Ayant récemment perdu la vue, Ingrid se retire en sécurité dans son appartement, endroit où elle se sent en confiance, seule avec son mari et ses pensées. Mais ses peurs profondes et ses fantasmes, vont surgir tout à coup pour irradier le réel d’une lumière mystérieuse et à la frontière de la folie, évoquant en cela le surréalisme et parfois le maître des maîtres en la matière, Luis Buñuel. Blind est en effet une subtile variation autour de la jalousie et de la suspicion, du voyeurisme et de la perception de la réalité. Dans le désir d’un homme pour une femme aveugle et d’une aveugle pour un voisin imaginaire, il y a comme une peinture de ce que la psychanalyste appelle parfois « amaurophilia », autrement dit le désir exclusif de certains hommes qui fantasment sur les femmes aveugles, ce qui va de pair avec le fétichisme et la névrose.

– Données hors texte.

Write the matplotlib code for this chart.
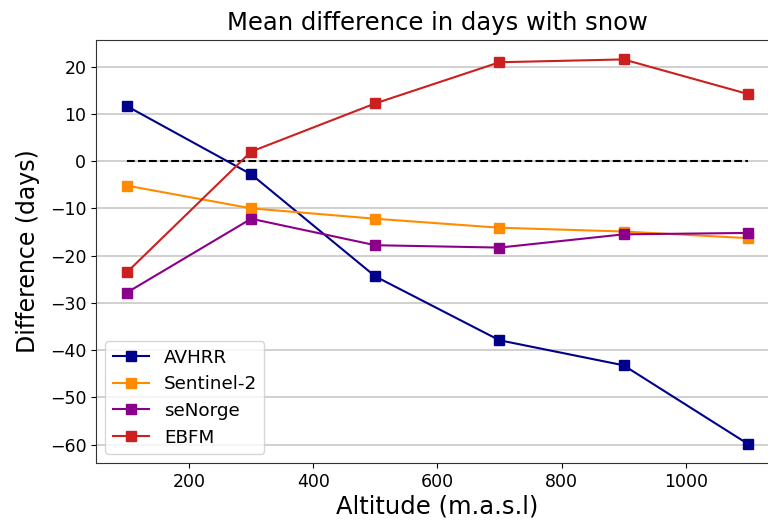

Il plane en effet tout au long de ce film d’une grande sensualité, un lourd sentiment anxiogène d’amour et d’abjection, comme si le fait de ne pas voir pouvait pousser des individus à se désirer encore plus, à s’exhiber et à se fuir car il est facile de se cacher à quelqu’un qui ne voit pas. Le film, bien sûr, n’échappe pas à quelques faiblesses narratives, ne serait-ce – comme on l’a déjà souligné – que la confusion (voulue ou non) entre réel et imaginaire, mais aussi par la présentation de métaphores un peu trop exagérées comme la promenade d’Ingrid avec sa canne blanche pour la première fois dans les rues exprimant une sorte de métonymie de la cécité, et surtout l’idée intéressante, mais pas assez creusée, d’avoir fait du personnage principal une écrivaine aveugle qui se sert du clavier d’un ordinateur en braille pour raconter ses fantasmes, ses peurs et son ubiquité. Avec ce premier film tout de même très prometteur, Eskil Vogt ouvre la porte des cinéastes talentueux de sa génération. Attendons le prochain pour se faire une idée plus précise de son art qui semble toutefois bien ancré.